1. The exponent of an operator $$e^H$$ (for simplicity) is expanded as a power series $$\sum_{n=0}^\infty \frac{1}{n!} H^n$$, so likewise the final state $$\lvert\Psi(t)\rangle$$ ends up as a superposition of the initial state having gone through $$H$$ zero times, or one time, or two times, or three times, etc.
2. The Hamiltonian $$H$$ is reexpressed in terms of the Lagrangian (density) $$\mathcal{L}$$ of the theory. The Lagrangian is an expression in the particle fields of the theory.
3. The Lagrangian $$\mathcal{L}$$ is semi-arbitrarily split up into free and interaction parts.
• The free part gives rise to the equations for the various particle fields, so a trip through that term in an $$H$$ just contributes a factor $$e^{i \omega (t_2-t_1)}$$ for where the angular velocity $$\omega$$ depends on the details of the particle (e.g. mass, momentum).
• The interaction part terms have the effect of annihilating some particles and creating (potentially different) particles. These are what become vertices in the Feynman diagrams.
• The split is somewhat arbitrary. Most famously the mass terms for particles are usually put in the free part, but when you view mass as being an effect of interaction with the Higgs field, those terms rather belong in the interaction part.
4. Integrals over all of spacetime (making an actual Lagrangian out of the Lagrangian density $$\mathcal{L}$$) are combined with the exponential factors from the evolution of the free field parts and reinterpreted as Fourier transforms, after which a product [piece of the annihilation side of an interaction term]·[trip through the free part]·[piece of the creation side of an interaction term] gets converted into a propagator that constitutes an internal edge in the Feynman diagram. In doing so, time and space as variables are replaced by four-momenta.
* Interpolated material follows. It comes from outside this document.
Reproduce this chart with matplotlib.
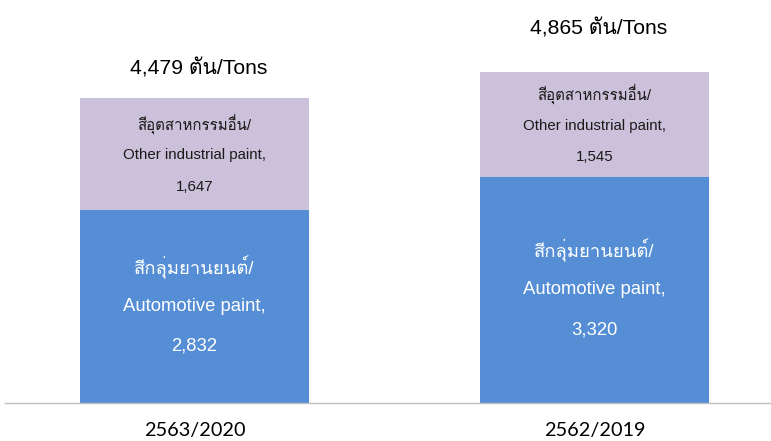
import matplotlib
matplotlib.use("Agg")
import matplotlib.pyplot as plt
from matplotlib import font_manager
from matplotlib.ft2font import FT2Font

# ---- data ----
years = ["2563/2020", "2562/2019"]
automotive = [2832, 3320]
other_industrial = [1647, 1545]
totals = [4479, 4865]
auto_label_th = "สีกลุ่มยานยนต์/"
auto_label_en = "Automotive paint,"
other_label_th = "สีอุตสาหกรรมอื่น/"
other_label_en = "Other industrial paint,"
total_unit = "ตัน/Tons"

# ---- find a font with Thai glyphs ----
thai_family = None
for fe in font_manager.fontManager.ttflist:
    try:
        f = FT2Font(fe.fname)
        if f.get_char_index(ord("ส")):
            thai_family = fe.name
            break
    except Exception:
        pass

fam = ["Liberation Sans"] + ([thai_family] if thai_family else []) + ["DejaVu Sans"]
plt.rcParams["font.family"] = fam

BLUE = "#558ED5"
LAV = "#CCC1DA"

fig = plt.figure(figsize=(7.71, 4.41), dpi=100)
ax = fig.add_axes([5 / 771, 38 / 441, 766 / 771, 403 / 441])

x = [0, 1]
width = 0.5725
ax.bar(x, automotive, width=width, color=BLUE, zorder=2)
ax.bar(x, other_industrial, width=width, bottom=automotive, color=LAV, zorder=2)

ax.set_xlim(-0.474, 1.441)
ax.set_ylim(0, 5918)

for s in ["top", "right", "left"]:
    ax.spines[s].set_visible(False)
ax.spines["bottom"].set_color("#BFBFBF")
ax.spines["bottom"].set_linewidth(1.0)
ax.set_yticks([])
ax.set_xticks(x)
ax.set_xticklabels(years, fontfamily=["Lato", "DejaVu Sans"], fontsize=14.3)
ax.tick_params(axis="x", length=0, pad=14)

total_offsets = [21, 31]  # points above bar top
for i in range(2):
    a = automotive[i]
    o = other_industrial[i]
    # automotive labels
    cy = a / 2
    ax.annotate(auto_label_th, (x[i], cy), xytext=(0, 28.5), textcoords="offset points",
                ha="center", va="center", color="white", fontsize=13.3)
    ax.annotate(auto_label_en, (x[i], cy), xytext=(0, 0), textcoords="offset points",
                ha="center", va="center", color="white", fontsize=13.3)
    ax.annotate(f"{a:,}", (x[i], cy), xytext=(0, -28.5), textcoords="offset points",
                ha="center", va="center", color="white", fontsize=13.3)
    # other industrial labels
    cy2 = a + o / 2
    ax.annotate(other_label_th, (x[i], cy2), xytext=(0, 22), textcoords="offset points",
                ha="center", va="center", color="#1a1a1a", fontsize=10.8)
    ax.annotate(other_label_en, (x[i], cy2), xytext=(0, -1), textcoords="offset points",
                ha="center", va="center", color="#1a1a1a", fontsize=10.8)
    ax.annotate(f"{o:,}", (x[i], cy2), xytext=(0, -23.5), textcoords="offset points",
                ha="center", va="center", color="#1a1a1a", fontsize=10.8)
    # totals
    ax.annotate(f"{totals[i]:,} {total_unit}", (x[i], totals[i]),
                xytext=(3, total_offsets[i]), textcoords="offset points",
                ha="center", va="center", color="black", fontsize=15.2)

fig.savefig("out.png", dpi=100)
So you can't really (within the matematical formalism) say that the transition $$u \to d + W^+$$ in your diagram corresponds to an event that takes place at a particular time, it's more like a partial result at a particular point in a particular expansion of the expression for the final state vector.

In particular, once you've transformed to momenta as variables, you no longer have a time order on things; the vertex you interpret as $$u \to d + W^+$$ might just as well be $$u + W^- \to d$$, since a particle going forward in time is exactly the same as its antiparticle going backward in time. The common description of virtual particles as "borrowing energy" and then giving it back fast enough to stay below the shroud of Heisenberg's uncertainty principle doesn't seem to have much support in the actual math — it's more like "everything that can happen will happen" (with the probability determined by all the factors in the expression).

On the other hand, having momenta as variables is great for describing particle accelerator experiments, because the momenta are the things you primarily know: you prepare two beams of known particles with known momenta, aim them at each other hoping they'll interact, and then stand back while your detectors measure (in particular type and momenta of) stuff coming out. The microscale time and place of the interactions are not so important.